1) How exactly did you ask this question? You can’t just ask someone “do you consider online disinformation websites as relevant sources of information?”
So how did you ask it? Was it a proxy question, like the way that the International Republican Institute (IRI) asked in their recent Visegrad surveys (i.e., “Do you watch or read media outlets that often have a different point of view than the major media outlets?”) Was it a series of questions, or what? Without the actual questioning wording here it’s hard for me to take this seriously.
2) How many people were asked the question? This is so ridiculously basic and yet it’s nowhere to be found.
The methodology “section” is up at the front of the report and it’s about as long as a calm, decidedly-non-mega Twitter thread:
“The outcomes and findings of this report are based on public opinion surveys carried out in the form of personal interviews using stratified multistage random sampling from February to April 2017 on a representative sample of the population in seven EU and NATO member states…
For all countries, the profiles of the respondents are representative of the country by sex, age, education, place of residence and size of settlement. „Do not know“ responses were not included in data visualizations.”
So we don’t know how many people were asked the question – and we don’t know how many people responded “don’t know,” so we have absolutely no idea how large or small the base are for the numbers they’ve graphed up for us here. And we don’t even know exactly what questions were asked. Weak.
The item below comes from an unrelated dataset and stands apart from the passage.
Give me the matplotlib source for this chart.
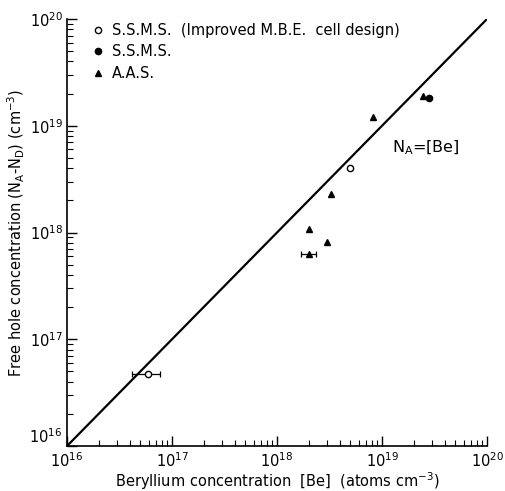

3) What the hell is going on with Romania’s number? Look, in the dozens upon dozens of surveys I’ve run in my life, if I see six of seven figures on the low end and then one of them almost three times higher I’m going to ask questions. Sometimes there’s an obvious, easy explanation. Sometimes it’s a more complicated explanation. Sometimes you don’t have one. And, sadly, sometimes it’s because you screwed something up running the numbers or, worse, the whole lot of you muffed something up administering the survey.
Doesn’t look like anyone’s asking questions here. We get no explanation of why Romania’s figure should be that much higher. No explanation of why, apparently, almost a third of Romanians “consider online disinformation websites as relevant sources of information” when only 1% of Croatians (i.e., basically no one) do. Surely that merits at least some attempt at an a explanation.
4) How exactly did you arrive at the conveniently round “10 million” figure? OK, part of this is obvious – you took the percentages in each country of who said (“said”) they trusted disinformation websites and divided into the population of each country.
But what population? 18+? 16+? Official population figures? Registered voters?Transparency is a lovely thing, especially with survey numbers that you use to make bold, attention-grabbing claims.
This “10 million people in CEE trust fake news and disinformation websites” headline has already buzzed around CEE/disinfo-busting social media for a week now. It’s since made it into the East Stratcom Task Force’s Disinfo Review, and surely it’s going to find its way into a few more articles and probably even a few speeches and still more conference panels.
It shouldn’t. It’s a questionable claim based on a completely non-transparent survey analysis, delivered as part of a think tank’s glossy PR exercise. Bullshit’s no way to win the (dis)information war, guys.